The Bene Gesserit is the most beautiful conspiracy of the Dune universe. While the head of the families use poison, murder and war as more or less discrete weapons for their conspiracy, they use blood relationship for theirs. No one can effectively goes against the Bene Gesserit without also going against part of his own family.
The Tleilaxu on the other hand I somehow find kind of sympathetic, but in the novels they are generally portrayed as the bad guys.
They are the one that gave up to their humanity. Add to this the fact that the Tleilaxu ask for money, while the Bene Gesserit don't do, and how can they be perceived otherwise that greedy monsters for the characters ?
But for the readers, the opposition with the Bene Gesserit goes further, because we have access to what is missing for the said characters, the effective goals of both. And, because the Tleilaxu's goal is at the opposite of the selfish goal of the Bene Gesserit, they become the good ones ; greedy, but working for the good of the humanity and not their own sole good.
Clearly my personal morality and that of the characters in the novels do not match. On one hand this is confusing, on the other hand it gives the worlds created in the novels a lot of additional depth.
You put your finger of one of the most, if not the most, difficult part of a good writing : The creation of this duality between the way the reader will see someone, and the way the characters will see him.
As I implied above, it's natural that your view on the Tleilaxu and the Bene Gesserit are at the opposite of the one of the characters. But to achieve this, you need to always keep in mind that people wear a mask and never are exactly the same in public and in private. And, obviously, you need to never mess with the two personalities that it create, not mixing them by error.
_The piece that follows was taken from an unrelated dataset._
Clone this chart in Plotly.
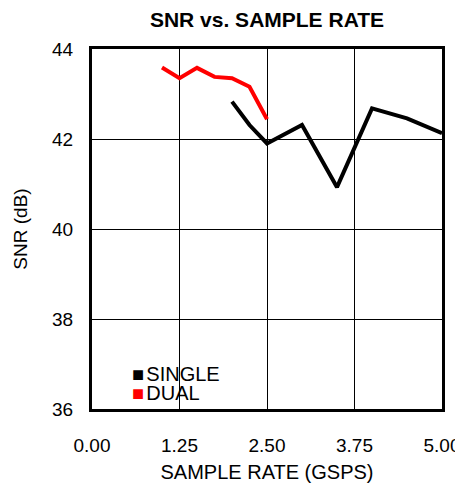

Take Luna by example. As player we know her sweet and innocent part, but ask anyone outside of the DeLuca family (and probably even most of the soldiers of the family) and I doubt that you'll find someone that don't see her as something else than a fucking freaks of murderer. This because
HopesGaming achieve to deal with this dual personality.
Luna is sweet and innocent when she want an ice cream, it's seen both in the dialogs and the CG. But once the two jerks come, it's finished, there isn't a single part of this that stay. And even when the said jerks are supposed to be outside of the scene, she stay cold and freaks in her attitude, but the sweet and innocent part come back in the dialog. She could have relaxed her attitude, but there's surely witnesses since she used her gun, so the sweetness part is limited to what only the MC can witness.